A Prelude to Offshore LNG Production

Over 448 meters long, the Shell Prelude FLNG (Floating Liquefied Natural Gas Facility) is the largest floating vessel in the world. Built as a joint venture with Japan’s INPEX Corporation, the Korea Gas Corporation, and the Overseas Private Investment Corporation, the Shell-operated Prelude will produce about 3.6 million tons of LNG per year.

The Prelude's 268,000-ton hull launched in December 2013 and continued through fitout and the installation of the liquefaction plant. Fully built, the Prelude will weigh over 600,000 tons, more than five times the weight of the largest aircraft carrier. Technip Samsung built the hull in the Geoje shipyard in South Korea, with construction starting in October 2012. The completed vessel will cost $12.6 billion when complete, and it will go online in 2017.   

Designed to withstand Category 5 cyclones, the Prelude system will produce 110,000 BOE (Barrels oil equivalents) every day from gas produced in the Prelude and Concerto gas fields 200 kilometers off the coast of Australia. With a planned life of 25 years, the floating LNG facility eliminates long undersea pipelines to carry the well gas to a land-based LNG operation.

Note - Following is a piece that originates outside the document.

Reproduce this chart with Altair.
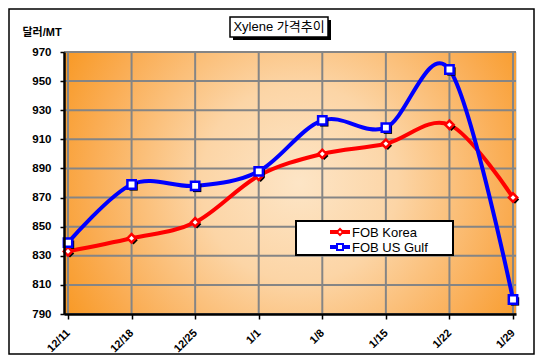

The Prelude will offload LNG directly to LNG tankers to supply the hungry gas appetites of Japan, Korea, and other Asian countries.

Onshore LNG liquefaction plants are huge investments and huge facilities.  The Cheniere Sabine Pass LNG terminal, a combination receiving and liquefaction plant, sits on 1,000 acres of land in Louisiana.  With Prelude, Shell is attempting to compact what would sit on over 90 acres into a single hull.  When finished, Prelude will tower 30 stories over the waterline. 

 

Work continued into 2016, highlighting the amount of work needed to build the  massive floating LNG plant.  Think about it - it took only 16 months to build the hull, but over five years to build the plant that goes inside the hull.

While work continued on the floating part of the project, the undersea work at the site where Prelude will spend 25 years of operations, comes together.